Norconex / crawlers

Norconex Crawlers (or spiders) are flexible web and filesystem crawlers for collecting, parsing, and manipulating data from the web or filesystem to various data repositories such as search engines.
https://opensource.norconex.com/crawlers
Apache License 2.0
183 stars 67 forks source link

I tried to get rid of the **tiff_BitsPerSample** field by deleting it before it is sent to Apache Solr #153

Closed mitchelljj closed 9 years ago

mitchelljj commented 9 years ago

I get the below Apache Solr log error: ERROR - 2015-09-26 22:18:51.914; [c:gettingstarted s:shard2 r:core_node2 x:gettingstarted_shard2_replica1] org.apache.solr.common.SolrException; org.apache.solr.common.SolrException: ERROR: [doc=http://www2.ed.gov/programs/iegpsddrap/brochure-ddra.doc] Error adding field 'tiff_BitsPerSample'='8 8 8 8' msg=For input string: "8 8 8 8" at org.apache.solr.update.DocumentBuilder.toDocument(DocumentBuilder.java:176)

I tried to get rid of the tiff_BitsPerSample field by deleting it before it is sent to Apache Solr by adding the below to the Norconex minimum-config.xml file with the following for the "tagger class="com.norconex.importer.handler.tagger.impl.DeleteTagger" tag and I even tried all lower case in addition to how the field is reported as an error to Solr:

**tiff_BitsPerSample**,tiff_bitspersample

I even stopped Solr and started again and then started the Norconex crawl but Apache Solr log file is still reporting that the tiff_BitsPerSample field is causing errors.

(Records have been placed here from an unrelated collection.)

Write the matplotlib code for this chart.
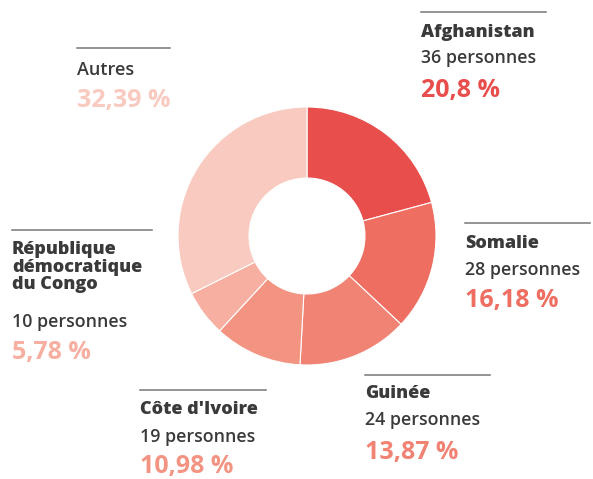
import matplotlib
matplotlib.use("Agg")
import matplotlib.pyplot as plt

# data
countries = ["Afghanistan", "Somalie", "Guinée", "Côte d'Ivoire",
             "République\ndémocratique\ndu Congo", "Autres"]
persons = [36, 28, 24, 19, 10, 56]
pct_labels = ["20,8 %", "16,18 %", "13,87 %", "10,98 %", "5,78 %", "32,39 %"]
colors = ["#E84E4B", "#EE6E62", "#F08373", "#F39483", "#F6AFA0", "#F8CAC0"]

W, H = 593, 479
DARK = "#3a3a3a"
FONT = ["Open Sans", "DejaVu Sans"]

fig = plt.figure(figsize=(W / 100, H / 100), dpi=100)
ax = fig.add_axes([0, 0, 1, 1])


def py(y):
    # pixel row (from top) to data y
    return H - y


ax.pie(persons, colors=colors, startangle=90, counterclock=False,
       center=(307, py(236)), radius=129,
       wedgeprops=dict(width=129 - 58, edgecolor="white", linewidth=0.8))
ax.set_xlim(0, W)
ax.set_ylim(0, H)
ax.set_aspect("equal")
ax.axis("off")

# label blocks: (x, line_y, line_x_end, title_y, persons_y, pct_y)
blocks = [
    (421, 12, 546, 32, 58, 90),
    (465, 223, 590, 243, 270, 300),
    (365, 375, 490, 394, 420, 452),
    (140, 390, 266, 410, 437, 467),
    (12, 230, 152, 267, 322, 353),
    (77, 48, 170, 70, None, 100),
]

for i, (x, ly, lx2, ty, ppy, pcy) in enumerate(blocks):
    ax.plot([x, lx2], [py(ly), py(ly)], color="#777777", lw=1.1)
    if countries[i] == "Autres":
        ax.text(x, py(ty), countries[i], fontsize=13, fontweight="semibold",
                color=DARK, va="center", ha="left", family=FONT)
    else:
        ax.text(x, py(ty), countries[i], fontsize=13, fontweight="heavy",
                color=DARK, va="center", ha="left", family=FONT,
                linespacing=1.05)
    if ppy is not None:
        ax.text(x, py(ppy), f"{persons[i]} personnes", fontsize=12.8,
                fontweight="semibold", color=DARK, va="center", ha="left",
                family=FONT)
    ax.text(x, py(pcy), pct_labels[i], fontsize=18, fontweight="bold",
            color=colors[i], va="center", ha="left", family=FONT)

fig.savefig("out.png", dpi=100)
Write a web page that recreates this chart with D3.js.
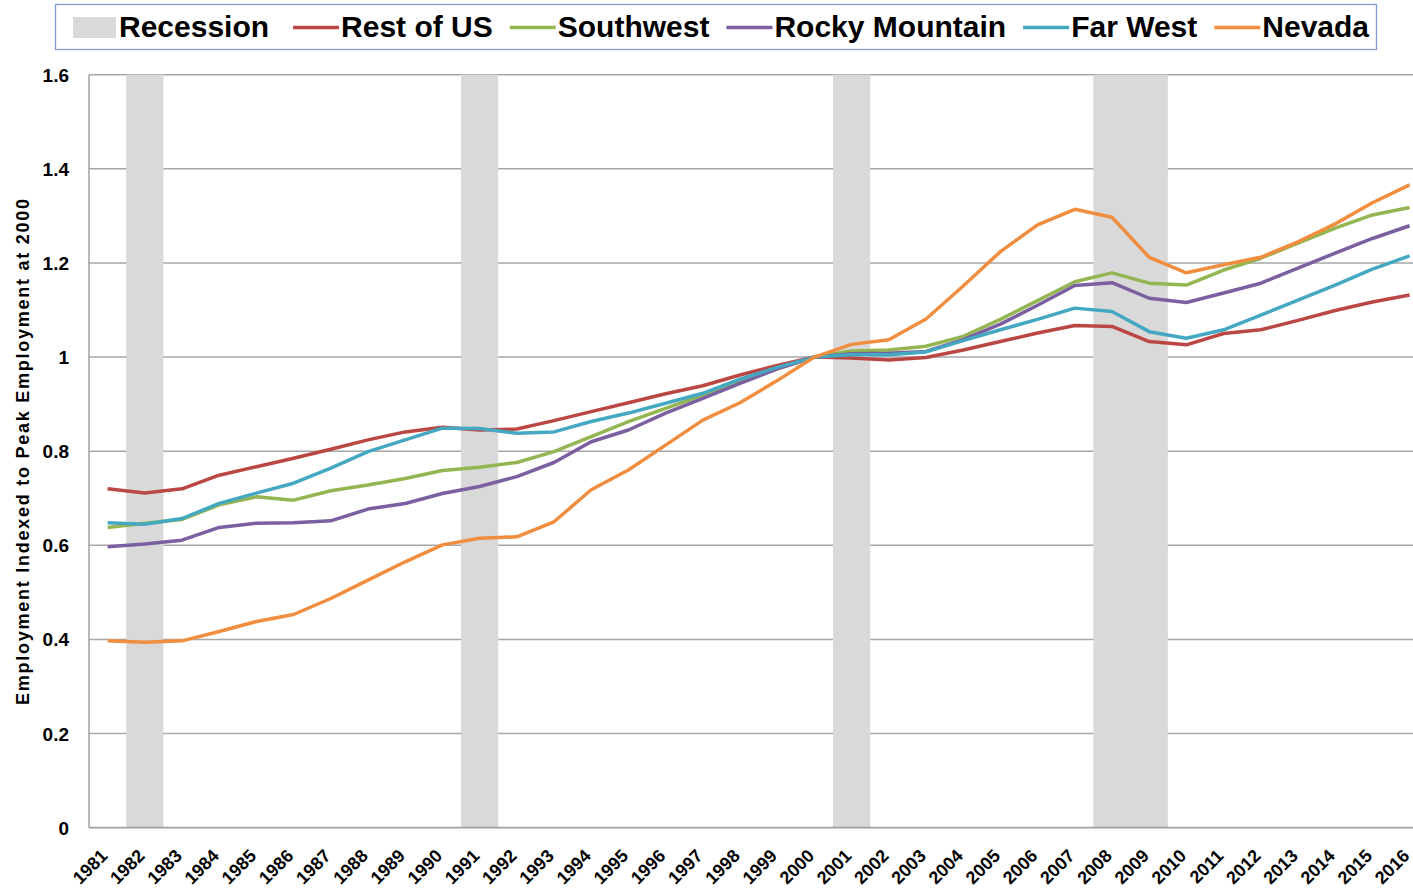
<!DOCTYPE html>
<html>
<head>
<meta charset="utf-8">
<script src="https://cdn.jsdelivr.net/npm/d3@7"></script>
<style>
  body { margin: 0; background: #fff; }
  text { font-family: "Liberation Sans", Arial, sans-serif; font-weight: bold; }
</style>
</head>
<body>
<script>
var years = d3.range(1981, 2017);
var yTicks = [0, 0.2, 0.4, 0.6, 0.8, 1, 1.2, 1.4, 1.6];
var recessions = [[1982, 1982], [1991, 1991], [2001, 2001], [2008, 2009]];

var seriesNames = ["Rest of US", "Southwest", "Rocky Mountain", "Far West", "Nevada"];
var seriesColors = ["#bb4744", "#93b652", "#7b5fa0", "#45a8c2", "#f08d3e"];

var restUS = [0.720,0.711,0.720,0.749,0.767,0.785,0.804,0.824,0.841,0.851,0.845,0.847,0.865,0.884,0.903,0.922,0.939,0.962,0.982,1.000,0.998,0.994,0.999,1.015,1.033,1.051,1.067,1.065,1.033,1.026,1.050,1.058,1.078,1.099,1.117,1.132];
var southwest = [0.638,0.647,0.655,0.686,0.703,0.696,0.716,0.728,0.742,0.759,0.766,0.776,0.799,0.831,0.863,0.891,0.919,0.950,0.975,1.000,1.013,1.015,1.023,1.044,1.080,1.120,1.160,1.179,1.157,1.153,1.185,1.210,1.242,1.274,1.302,1.318];
var rockyMountain = [0.597,0.603,0.611,0.638,0.647,0.648,0.652,0.677,0.689,0.710,0.725,0.746,0.776,0.820,0.845,0.881,0.912,0.944,0.975,1.000,1.007,1.008,1.012,1.037,1.070,1.110,1.152,1.158,1.125,1.116,1.136,1.157,1.189,1.221,1.252,1.279];
var farWest = [0.648,0.645,0.657,0.689,0.711,0.732,0.764,0.799,0.824,0.849,0.848,0.838,0.841,0.863,0.881,0.902,0.923,0.953,0.978,1.000,1.005,1.005,1.011,1.035,1.058,1.080,1.104,1.097,1.054,1.040,1.058,1.089,1.121,1.153,1.187,1.215];
var nevada = [0.397,0.394,0.397,0.417,0.438,0.453,0.487,0.526,0.565,0.601,0.615,0.618,0.650,0.718,0.760,0.813,0.866,0.903,0.950,1.000,1.027,1.037,1.081,1.151,1.224,1.281,1.314,1.297,1.212,1.179,1.196,1.212,1.245,1.283,1.328,1.366];

var seriesValues = [restUS, southwest, rockyMountain, farWest, nevada];

var w = 1413;
var h = 891;
var plotLeft = 89, plotTop = 74.7, plotBottom = 827.7;
var bandW = 37.2;

var svg = d3.select("body")
  .append("svg")
  .attr("width", w)
  .attr("height", h);

var x = d3.scaleBand()
  .domain(years)
  .range([plotLeft, plotLeft + years.length * bandW])
  .padding(0);

var y = d3.scaleLinear()
  .domain([0, 1.6])
  .range([plotBottom, plotTop]);

function xc(yr) { return x(yr) + x.bandwidth() / 2; }

// gridlines
svg.append("g")
  .selectAll("line")
  .data(yTicks.filter(function(d) { return d > 0; }))
  .enter()
  .append("line")
  .attr("x1", plotLeft)
  .attr("x2", w)
  .attr("y1", function(d) { return y(d); })
  .attr("y2", function(d) { return y(d); })
  .style("stroke", "#a6a6a6")
  .style("stroke-width", 1.5);

// recession bands
svg.append("g")
  .selectAll("rect")
  .data(recessions)
  .enter()
  .append("rect")
  .attr("x", function(d) { return x(d[0]); })
  .attr("width", function(d) { return x(d[1]) + x.bandwidth() - x(d[0]); })
  .attr("y", y(1.6))
  .attr("height", y(0) - y(1.6))
  .style("fill", "#d9d9d9");

// axis lines
svg.append("line")
  .attr("x1", plotLeft).attr("x2", plotLeft)
  .attr("y1", y(1.6)).attr("y2", y(0))
  .style("stroke", "#a0a0a0").style("stroke-width", 1.5);
svg.append("line")
  .attr("x1", plotLeft).attr("x2", w)
  .attr("y1", y(0)).attr("y2", y(0))
  .style("stroke", "#a0a0a0").style("stroke-width", 1.8);

// y tick labels
svg.append("g")
  .selectAll("text")
  .data(yTicks)
  .enter()
  .append("text")
  .attr("x", plotLeft - 20)
  .attr("y", function(d) { return y(d) + 7; })
  .style("text-anchor", "end")
  .style("font-size", "19px")
  .style("fill", "#000")
  .text(function(d) { return d3.format("")(d); });

// x tick labels
svg.append("g")
  .selectAll("text")
  .data(years)
  .enter()
  .append("text")
  .attr("transform", function(d) { return "translate(" + (xc(d) + 1) + "," + 857 + ") rotate(-45)"; })
  .style("text-anchor", "end")
  .style("font-size", "18px")
  .style("fill", "#000")
  .text(function(d) { return d; });

// y axis title
svg.append("text")
  .attr("transform", "translate(29," + 452 + ") rotate(-90)")
  .attr("textLength", 506)
  .attr("lengthAdjust", "spacing")
  .style("text-anchor", "middle")
  .style("font-size", "18px")
  .style("fill", "#000")
  .text("Employment Indexed to Peak Employment at 2000");

// lines
var line = d3.line()
  .x(function(d, i) { return xc(years[i]); })
  .y(function(d) { return y(d); });

svg.append("g")
  .selectAll("path")
  .data(seriesValues)
  .enter()
  .append("path")
  .attr("d", line)
  .style("fill", "none")
  .style("stroke", function(d, i) { return seriesColors[i]; })
  .style("stroke-width", 3.5)
  .style("stroke-linejoin", "round");

// legend
var legend = svg.append("g");
legend.append("rect")
  .attr("x", 55.5).attr("y", 4.5)
  .attr("width", 1321).attr("height", 45)
  .style("fill", "#fff")
  .style("stroke", "#7f9fd3")
  .style("stroke-width", 1.3);

var lx = 73;
legend.append("rect")
  .attr("x", lx).attr("y", 17)
  .attr("width", 43).attr("height", 21)
  .style("fill", "#d9d9d9");
var t0 = legend.append("text")
  .attr("x", lx + 46).attr("y", 37)
  .style("font-size", "30px")
  .text("Recession");
lx = lx + 46 + t0.node().getComputedTextLength() + 24;

seriesNames.forEach(function(name, i) {
  legend.append("line")
    .attr("x1", lx).attr("x2", lx + 46)
    .attr("y1", 27.5).attr("y2", 27.5)
    .style("stroke", seriesColors[i])
    .style("stroke-width", 3.5);
  var t = legend.append("text")
    .attr("x", lx + 48).attr("y", 37)
    .style("font-size", "30px")
    .text(name);
  lx = lx + 48 + t.node().getComputedTextLength() + 17;
});
</script>
</body>
</html>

How can I prevent this tiff_BitsPerSample field from being imported to Solr and causing these errors? Do I need to start to the very beginning and reset the Solr environment back to the starting point like I have listed below?

The following command line will stop Solr and remove the directories for each of the two nodes that the start script created: bin/solr stop -all ; rm -Rf example/cloud/ adding back the initial cloud gettingstarted environment: To launch Solr, run: bin/solr start -e cloud –noprompt

essiembre commented 9 years ago

Can you please attach your config?

essiembre commented 9 years ago

It may be a case where your DeleteTagger is set before parsing occurs. Make sure to configure the DeleteTagger in the <postParseHandlers> section of your Importer configuration.

Alternatively, it may be simpler (and safer) to use the KeepOnlyTagger instead (still as a post-parse handler). This way if a web site decides to add new meta data fields to their pages, they will not make it through to Solr.

essiembre commented 9 years ago

Have you resolved your issue with the last suggestions I made?

essiembre commented 9 years ago

Having received no feedback in a while on the latest suggestion, I am closing this, assuming it worked for you. You can reopen if need be.